Japan would not be joining a US-led security mission to protect merchant vessels passing through the Strait of Hormuz and other parts of the Persian Gulf, but it would consider deploying its naval force independently, according to a report on September 3rd in Yomiuri.
Japan has economic ties with Iran, with Japanese firms being major buyers of Iranian oil until the current administration reimposed US sanctions.
Citing unnamed government sources, Yomiuri said Japan was considering a plan to send its Maritime Self-Defence Force (SDF) on information-gathering missions in the areas around the Strait of Hormuz and Bab al-Mandab shipping lane, between Yemen, Djibouti and Eritrea.
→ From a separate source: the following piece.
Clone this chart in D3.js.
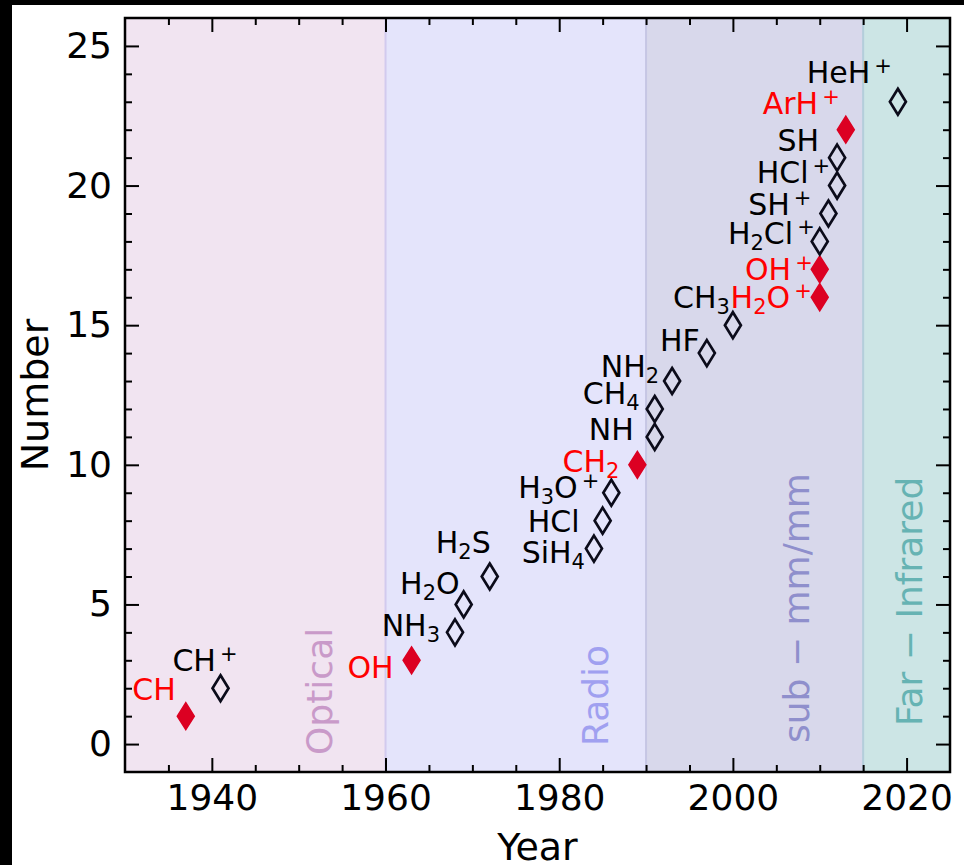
<!DOCTYPE html>
<html>
<head>
<meta charset="utf-8">
<script src="https://cdn.jsdelivr.net/npm/d3@7"></script>
<style>
  html, body { margin: 0; padding: 0; background: #000; }
  svg { display: block; }
  text { font-family: "DejaVu Sans", sans-serif; }
</style>
</head>
<body>
<svg id="chart" width="964" height="865"></svg>
<script>
// Hydride detections in the interstellar medium: year vs running count
const years   = [1937, 1941, 1963, 1968, 1969, 1972, 1984, 1985, 1986, 1989, 1991, 1991,
                 1993, 1997, 2000, 2010, 2010, 2010, 2011, 2012, 2012, 2013, 2019];
const counts  = [1, 2, 3, 4, 5, 6, 7, 8, 9, 10, 11, 12, 13, 14, 15, 16, 17, 18, 19, 20, 21, 22, 23];
const species = ["CH", "CH^+", "OH", "NH_3", "H_2O", "H_2S", "SiH_4", "HCl", "H_3O^+", "CH_2",
                 "NH", "CH_4", "NH_2", "HF", "CH_3", "H_2O^+", "OH^+", "H_2Cl^+", "SH^+",
                 "HCl^+", "SH", "ArH^+", "HeH^+"];
const highlighted = [true, false, true, false, false, false, false, false, false, true, false, false,
                     false, false, false, true, true, false, false, false, false, true, false];

// Spectral windows used for the detections
const bandNames = ["Optical", "Radio", "sub \u2212 mm/mm", "Far \u2212 Infrared"];
const bandStart = [1930, 1960, 1990, 2015];
const bandEnd   = [1960, 1990, 2015, 2025];

const xTicks = [1940, 1960, 1980, 2000, 2020];
const yTicks = [0, 5, 10, 15, 20, 25];

// ---- layout ----
const W = 964, H = 865;
const plot = { left: 125, right: 950, top: 18, bottom: 772 };
const bandFill   = ["#f1e4f1", "#e4e4fb", "#d8d8eb", "#cce5e5"];
const bandEdge   = [null, "#d2caee", "#c6c6e4", "#b4cedb"];
const bandText   = ["#c99ac9", "#a0a0f0", "#8f8fcc", "#66b3b3"];
// anchor of each rotated band caption, in data units [year, count]
const bandLabelAt = [[1953.8, -0.39], [1985.6, -0.07], [2008.8, 0.04], [2021.8, 0.65]];
// pixel nudges of each species label (right end, baseline) from its marker
const labelShift = [[-10, -16], [17, -17], [-18, 18], [-15, 4], [-4, -10], [1, -24], [-9, 14],
                    [-23, 11], [-12, 5], [-18, 7], [-21, 3], [-15, -5], [-13, -4], [-7, -2],
                    [-3, -17], [-8, 11], [-7, 11], [-5, 3], [-17, 2], [-7, -3], [-18, -7],
                    [-6, -16], [-6, -19]];

const svg = d3.select("#chart");
svg.append("rect").attr("x", 12).attr("y", 5).attr("width", W - 12).attr("height", H - 5).attr("fill", "#fff");

const x = d3.scaleLinear().domain([1930, 2025]).range([plot.left, plot.right]);
const y = d3.scaleLinear().domain([-1, 26]).range([plot.bottom, plot.top]);

// background bands
const bands = svg.append("g");
bandNames.forEach((name, i) => {
  bands.append("rect")
    .attr("x", x(bandStart[i])).attr("y", plot.top)
    .attr("width", x(bandEnd[i]) - x(bandStart[i]))
    .attr("height", plot.bottom - plot.top)
    .attr("fill", bandFill[i]);
});
bandNames.forEach((name, i) => {
  if (!bandEdge[i]) return;
  bands.append("line")
    .attr("x1", x(bandStart[i])).attr("x2", x(bandStart[i]))
    .attr("y1", plot.top).attr("y2", plot.bottom)
    .attr("stroke", bandEdge[i]).attr("stroke-width", 2);
});
bandNames.forEach((name, i) => {
  const [bx, by] = bandLabelAt[i];
  bands.append("text")
    .attr("transform", `translate(${x(bx)},${y(by)}) rotate(-90)`)
    .attr("font-size", 36)
    .attr("fill", bandText[i])
    .text(name);
});

// species markers
const diamond = (w, h) => `M0,${-h / 2}L${w / 2},0L0,${h / 2}L${-w / 2},0Z`;
const marks = svg.append("g");
years.forEach((yr, i) => {
  const p = marks.append("path")
    .attr("transform", `translate(${x(yr)},${y(counts[i])})`);
  if (highlighted[i]) {
    p.attr("d", diamond(17, 27)).attr("fill", "#dc0022").attr("stroke", "#dc0022").attr("stroke-width", 1.5);
  } else {
    p.attr("d", diamond(16, 26)).attr("fill", "none").attr("stroke", "#0b0b1a").attr("stroke-width", 2.7);
  }
});

// species labels with sub/superscripts; "_x" lowers one character, "^+" raises a plus
function addFormula(sel, formula) {
  const re = /([^_^]+)|_(\w)|\^(\+)/g;
  let m, carry = 0;
  while ((m = re.exec(formula)) !== null) {
    let ts;
    if (m[1]) {
      ts = sel.append("tspan").text(m[1]);
      if (carry) ts.attr("dy", carry);
      carry = 0;
    } else if (m[2]) {
      ts = sel.append("tspan").attr("font-size", 21).attr("dy", 6 + carry).text(m[2]);
      carry = -6;
    } else if (m[3]) {
      ts = sel.append("tspan").attr("font-size", 21).attr("dx", 4).attr("dy", -10 + carry).text("+");
      carry = 10;
    }
  }
}
const labels = svg.append("g");
years.forEach((yr, i) => {
  const t = labels.append("text")
    .attr("x", x(yr) + labelShift[i][0])
    .attr("y", y(counts[i]) + labelShift[i][1])
    .attr("text-anchor", "end")
    .attr("font-size", 30)
    .attr("fill", highlighted[i] ? "#ff0000" : "#000");
  addFormula(t, species[i]);
});

// axes: inward ticks on all four sides
const xMinor = d3.range(1935, 2025, 5).filter(v => !xTicks.includes(v));
const yMinor = d3.range(0, 26, 1).filter(v => !yTicks.includes(v));

function styleAxis(g) {
  g.select(".domain").remove();
  g.selectAll(".tick line").attr("stroke", "#000").attr("stroke-width", 2);
  g.selectAll(".tick text").attr("font-size", 36).attr("fill", "#000")
    .attr("font-family", "DejaVu Sans, sans-serif");
}
function noLabels(g) {
  g.selectAll(".tick text").remove();
}
const axes = svg.append("g");
axes.append("g").attr("transform", `translate(0,${plot.bottom})`)
  .call(d3.axisBottom(x).tickValues(xTicks).tickFormat(d3.format("d")).tickSizeInner(-14).tickSizeOuter(0).tickPadding(12))
  .call(styleAxis);
axes.append("g").attr("transform", `translate(0,${plot.bottom})`)
  .call(d3.axisBottom(x).tickValues(xMinor).tickSizeInner(-7).tickSizeOuter(0))
  .call(styleAxis).call(noLabels);
axes.append("g").attr("transform", `translate(0,${plot.top})`)
  .call(d3.axisTop(x).tickValues(xTicks).tickSizeInner(-14).tickSizeOuter(0))
  .call(styleAxis).call(noLabels);
axes.append("g").attr("transform", `translate(0,${plot.top})`)
  .call(d3.axisTop(x).tickValues(xMinor).tickSizeInner(-7).tickSizeOuter(0))
  .call(styleAxis).call(noLabels);
axes.append("g").attr("transform", `translate(${plot.left},0)`)
  .call(d3.axisLeft(y).tickValues(yTicks).tickFormat(d3.format("d")).tickSizeInner(-14).tickSizeOuter(0).tickPadding(13))
  .call(styleAxis);
axes.append("g").attr("transform", `translate(${plot.left},0)`)
  .call(d3.axisLeft(y).tickValues(yMinor).tickSizeInner(-7).tickSizeOuter(0))
  .call(styleAxis).call(noLabels);
axes.append("g").attr("transform", `translate(${plot.right},0)`)
  .call(d3.axisRight(y).tickValues(yTicks).tickSizeInner(-14).tickSizeOuter(0))
  .call(styleAxis).call(noLabels);
axes.append("g").attr("transform", `translate(${plot.right},0)`)
  .call(d3.axisRight(y).tickValues(yMinor).tickSizeInner(-7).tickSizeOuter(0))
  .call(styleAxis).call(noLabels);

axes.append("rect")
  .attr("x", plot.left).attr("y", plot.top)
  .attr("width", plot.right - plot.left).attr("height", plot.bottom - plot.top)
  .attr("fill", "none").attr("stroke", "#000").attr("stroke-width", 2.5);

// axis titles
svg.append("text")
  .attr("x", (plot.left + plot.right) / 2).attr("y", 860)
  .attr("text-anchor", "middle").attr("font-size", 38).attr("fill", "#000")
  .text("Year");
svg.append("text")
  .attr("transform", `translate(48,${(plot.top + plot.bottom) / 2}) rotate(-90)`)
  .attr("text-anchor", "middle").attr("font-size", 38).attr("fill", "#000")
  .text("Number");
</script>
</body>
</html>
It would also consider including the Strait of Hormuz in the SDF’s sphere of activity if Iran agreed, the paper said.
Japanese Chief Cabinet Secretary Yoshihide Suga declined to mention specific measures that the government was considering to ensure the safety of Japanese vessels, saying that “as for what kind of steps would be effective to secure the safety of navigation of Japanese ships in the Middle East, we would like to look into the matter from various angles including stable crude oil supply, and Japan’s ties with the United States and Iran”, adding that “as we investigate the issue, we want to keep our principle of maintaining our diplomatic effort for easing tensions and stabilising the situation in the Middle East.”
The Japanese government will reach a final decision, including whether the plan is feasible, after the UN General Assembly later this month, the Yomiuri said.
Suga said that arrangements were being made for Japan’s prime minister Shinzo Abe to meet Iranian President Hassan Rouhani on the sidelines of the UN General Assembly later this month.